- Verge is bearish in the short-term with price creating lower highs and lower lows
- The XVG / USD pair has broken below a triangle pattern on the daily time frame
- The bearish medium-term outlook for Verge looks set to worsen
Verge / USD Short-term price analysis
In the short-term, Verge is bearish and has been gradually declining since the middle of January. Price is creating bearish lower highs and lower lows with traders selling any upside rallies.
The XVG / USD pair is fast approaching its 2018 trading low as recent bearish selling pressures accelerate, a sustained move below this key trading low would be an important technical development for this cryptocurrency.
Failure to breach the November low would likely provoke a sizeable buying reaction, as traders have previously struggled to breach this important low.

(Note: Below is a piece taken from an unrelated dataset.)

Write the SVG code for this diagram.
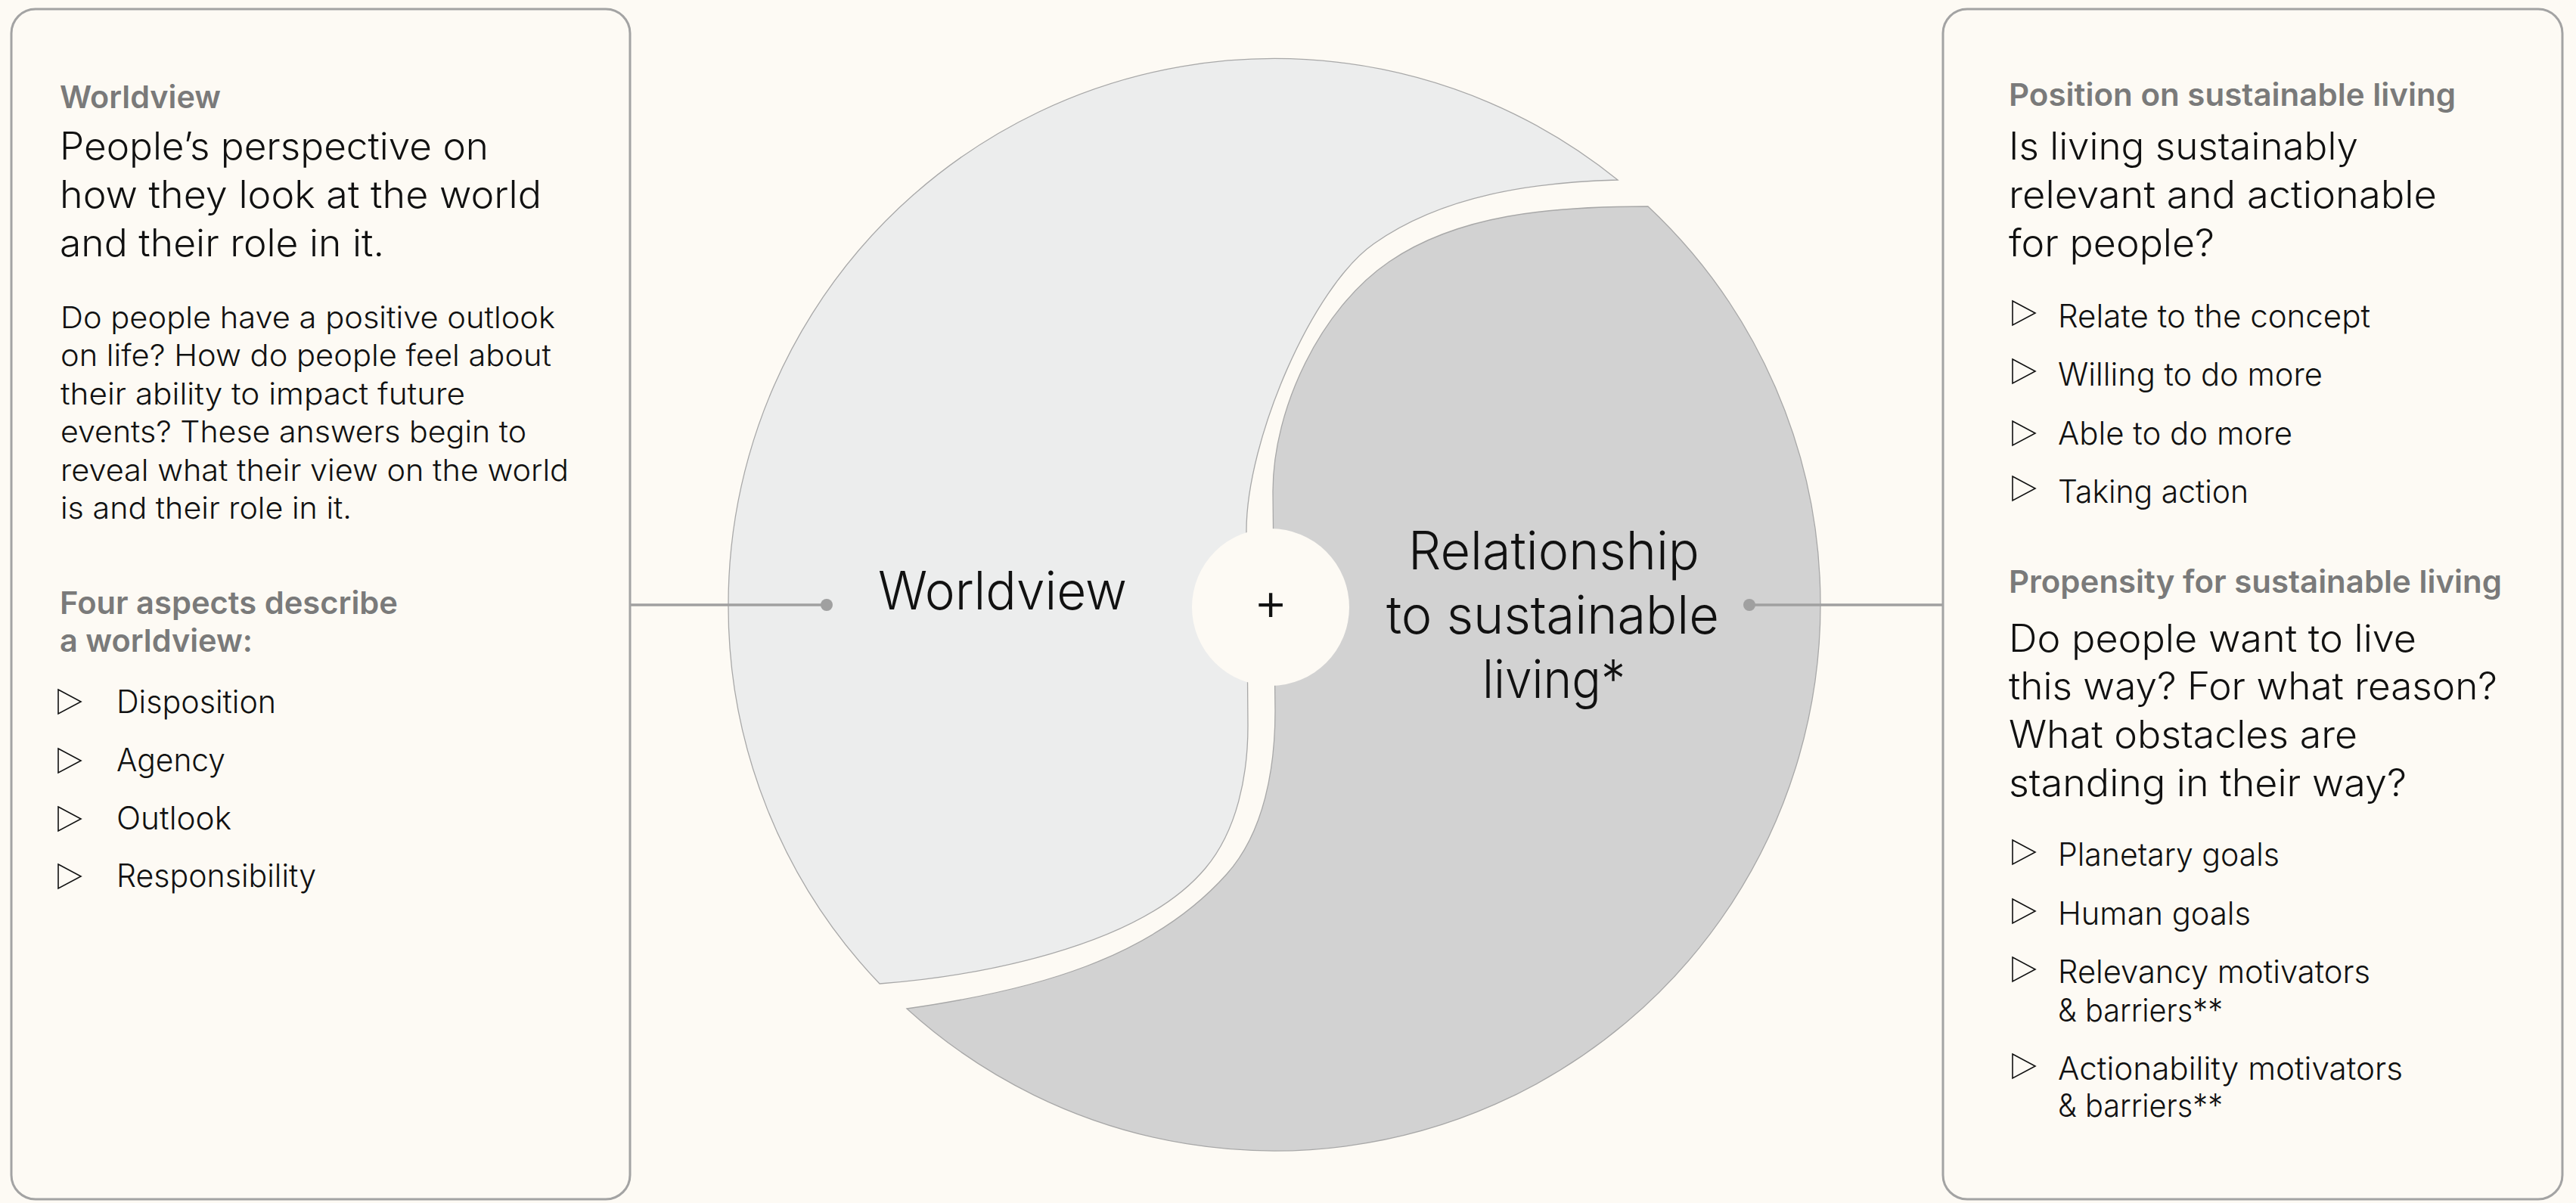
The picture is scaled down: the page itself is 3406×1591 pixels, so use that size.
<svg xmlns="http://www.w3.org/2000/svg" width="3406" height="1591" viewBox="0 0 3406 1591">
<style>
  .bg{fill:#FDFAF4}
  .panel{fill:#FDFAF4;stroke:#A3A3A3;stroke-width:3}
  text{font-family:Inter,"Liberation Sans",sans-serif}
  .lbl{font-weight:600;font-size:41px;fill:#7A7A7A}
  .head{font-weight:300;font-size:50px;fill:#111}
  .para{font-weight:300;font-size:40px;fill:#111}
  .item{font-weight:300;font-size:42px;fill:#111}
  .big{font-weight:300;font-size:70px;fill:#111}
  .tri{fill:none;stroke:#111;stroke-width:1.6;stroke-linejoin:miter}
  .shape{stroke:#A8A8A8;stroke-width:1.3}
  .conn{stroke:#A0A0A0;stroke-width:3.5;fill:none}
  .dot{fill:#A0A0A0}
</style>
<defs>
  <path id="tri" d="M0 0 L30 16 L0 32 Z"/>
</defs>
<rect class="bg" x="0" y="0" width="3406" height="1591"/>

<g id="node-worldview">
  <path class="shape" fill="#ECEDED" d="M 2139 238 C 2028 241 1908 258 1817 322 C 1735 379 1648 582 1648 702 L 1650 960 C 1650 1025 1636 1098 1594 1148 C 1504 1256 1280 1292 1163 1301 A 722 722 0 0 1 963 800 A 722 722 0 0 1 2139 238 Z"/>
  <text class="big" x="1161" y="806" textLength="329" lengthAdjust="spacingAndGlyphs">Worldview</text>
</g>

<g id="node-relationship">
  <path class="shape" fill="#D2D2D2" d="M 2179 273 A 722 722 0 0 1 2407 800 A 722 722 0 0 1 1199 1334 C 1367 1310 1522 1268 1622 1156 C 1672 1100 1686 1015 1686 940 L 1683 650 C 1683 540 1746 408 1837 346 C 1928 284 2049 273 2179 273 Z"/>
  <text class="big" x="1862" y="753" textLength="385" lengthAdjust="spacingAndGlyphs">Relationship</text>
  <text class="big" x="1833" y="838" textLength="440" lengthAdjust="spacingAndGlyphs">to sustainable</text>
  <text class="big" x="1960" y="923" textLength="189" lengthAdjust="spacingAndGlyphs">living*</text>
</g>

<g id="node-plus">
  <circle class="bg" cx="1680" cy="803" r="104"/>
  <text class="big" x="1680" y="820" text-anchor="middle" font-size="50">+</text>
</g>

<g id="connectors">
  <line class="conn" x1="833" y1="800" x2="1093" y2="800"/>
  <circle class="dot" cx="1093" cy="800" r="8"/>
  <line class="conn" x1="2313" y1="800" x2="2569" y2="800"/>
  <circle class="dot" cx="2313" cy="800" r="8"/>
</g>

<g id="node-left-panel">
  <rect class="panel" x="15" y="12" width="818" height="1574" rx="32"/>
  <text class="lbl" x="79" y="143" textLength="213" lengthAdjust="spacingAndGlyphs">Worldview</text>
  <text class="head" x="79" y="211" textLength="567" lengthAdjust="spacingAndGlyphs">People’s perspective on</text>
  <text class="head" x="79" y="275" textLength="637" lengthAdjust="spacingAndGlyphs">how they look at the world</text>
  <text class="head" x="79" y="339" textLength="429" lengthAdjust="spacingAndGlyphs">and their role in it.</text>
  <text class="para" x="80" y="434" textLength="654" lengthAdjust="spacingAndGlyphs">Do people have a positive outlook</text>
  <text class="para" x="80" y="484" textLength="649" lengthAdjust="spacingAndGlyphs">on life? How do people feel about</text>
  <text class="para" x="80" y="535" textLength="535" lengthAdjust="spacingAndGlyphs">their ability to impact future</text>
  <text class="para" x="80" y="585" textLength="616" lengthAdjust="spacingAndGlyphs">events? These answers begin to</text>
  <text class="para" x="80" y="636" textLength="672" lengthAdjust="spacingAndGlyphs">reveal what their view on the world</text>
  <text class="para" x="80" y="686" textLength="385" lengthAdjust="spacingAndGlyphs">is and their role in it.</text>
  <text class="lbl" x="79" y="812" textLength="447" lengthAdjust="spacingAndGlyphs">Four aspects describe</text>
  <text class="lbl" x="79" y="862" textLength="255" lengthAdjust="spacingAndGlyphs">a worldview:</text>
  <use href="#tri" class="tri" x="77" y="912"/>
  <text class="item" x="154" y="943" textLength="211" lengthAdjust="spacingAndGlyphs">Disposition</text>
  <use href="#tri" class="tri" x="77" y="990"/>
  <text class="item" x="154" y="1020" textLength="144" lengthAdjust="spacingAndGlyphs">Agency</text>
  <use href="#tri" class="tri" x="77" y="1067"/>
  <text class="item" x="154" y="1097" textLength="152" lengthAdjust="spacingAndGlyphs">Outlook</text>
  <use href="#tri" class="tri" x="77" y="1143"/>
  <text class="item" x="154" y="1173" textLength="264" lengthAdjust="spacingAndGlyphs">Responsibility</text>
</g>

<g id="node-right-panel">
  <rect class="panel" x="2569" y="12" width="819" height="1574" rx="32"/>
  <text class="lbl" x="2656" y="140" textLength="591" lengthAdjust="spacingAndGlyphs">Position on sustainable living</text>
  <text class="head" x="2656" y="211" textLength="462" lengthAdjust="spacingAndGlyphs">Is living sustainably</text>
  <text class="head" x="2656" y="275" textLength="566" lengthAdjust="spacingAndGlyphs">relevant and actionable</text>
  <text class="head" x="2656" y="339" textLength="272" lengthAdjust="spacingAndGlyphs">for people?</text>
  <use href="#tri" class="tri" x="2661" y="398"/>
  <text class="item" x="2721" y="433" textLength="413" lengthAdjust="spacingAndGlyphs">Relate to the concept</text>
  <use href="#tri" class="tri" x="2661" y="475"/>
  <text class="item" x="2721" y="510" textLength="350" lengthAdjust="spacingAndGlyphs">Willing to do more</text>
  <use href="#tri" class="tri" x="2661" y="557"/>
  <text class="item" x="2721" y="588" textLength="310" lengthAdjust="spacingAndGlyphs">Able to do more</text>
  <use href="#tri" class="tri" x="2661" y="630"/>
  <text class="item" x="2721" y="665" textLength="252" lengthAdjust="spacingAndGlyphs">Taking action</text>
  <text class="lbl" x="2656" y="784" textLength="652" lengthAdjust="spacingAndGlyphs">Propensity for sustainable living</text>
  <text class="head" x="2656" y="862" textLength="539" lengthAdjust="spacingAndGlyphs">Do people want to live</text>
  <text class="head" x="2656" y="925" textLength="646" lengthAdjust="spacingAndGlyphs">this way? For what reason?</text>
  <text class="head" x="2656" y="989" textLength="461" lengthAdjust="spacingAndGlyphs">What obstacles are</text>
  <text class="head" x="2656" y="1053" textLength="526" lengthAdjust="spacingAndGlyphs">standing in their way?</text>
  <use href="#tri" class="tri" x="2661" y="1111"/>
  <text class="item" x="2721" y="1145" textLength="293" lengthAdjust="spacingAndGlyphs">Planetary goals</text>
  <use href="#tri" class="tri" x="2661" y="1189"/>
  <text class="item" x="2721" y="1223" textLength="255" lengthAdjust="spacingAndGlyphs">Human goals</text>
  <use href="#tri" class="tri" x="2661" y="1266"/>
  <text class="item" x="2721" y="1300" textLength="413" lengthAdjust="spacingAndGlyphs">Relevancy motivators</text>
  <text class="item" x="2721" y="1351" textLength="218" lengthAdjust="spacingAndGlyphs">&amp; barriers**</text>
  <use href="#tri" class="tri" x="2661" y="1394"/>
  <text class="item" x="2721" y="1428" textLength="456" lengthAdjust="spacingAndGlyphs">Actionability motivators</text>
  <text class="item" x="2721" y="1477" textLength="218" lengthAdjust="spacingAndGlyphs">&amp; barriers**</text>
</g>
</svg>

The series of bearish lower highs remains the dominant theme over the short-term horizon. The November trading low is also a key area to watch.
Relative Strength Index
The Relative Strength Index has turned bearish on the four-hour time frame and is signaling further weakness ahead.
The MACD histogram is starting to follow price lower on the mentioned time frame, although the signal line has yet to crossover.
Verge / USD Medium-term price analysis
Verge is bearish across the medium-term time frame and is starting to create an increasing amount of distance between price and its 50-day moving average.
The XVG / USD pair appears to be testing towards its former yearly trading low after recently staging a bearish breakout under the neutral triangle pattern.
Technical indicators on the daily time frame are starting to turn lower and suggest the bearish breakout maybe valid.
Although a breakout has occurred, medium-term traders will likely watch closely for a series of bearish daily price closes under the triangle pattern for further technical confirmation.
The MACD histogram is turning lower alongside the signal line, with the indicator showing no bullish divergence on the daily time frame.
The Relative Strength Index has remained consistently weak so far this month and appears to be turning more bearish on the daily time frame.
Verge appears to be headed for another technical test of its former yearly trading low; this is likely to be a major deciding point for Verge over the short, medium and longer-term horizons.
The long-term downtrend and the recent bearish breakout below the triangle pattern on the daily time frame suggests the path of least resistance for the XVG / USD is still to the downside.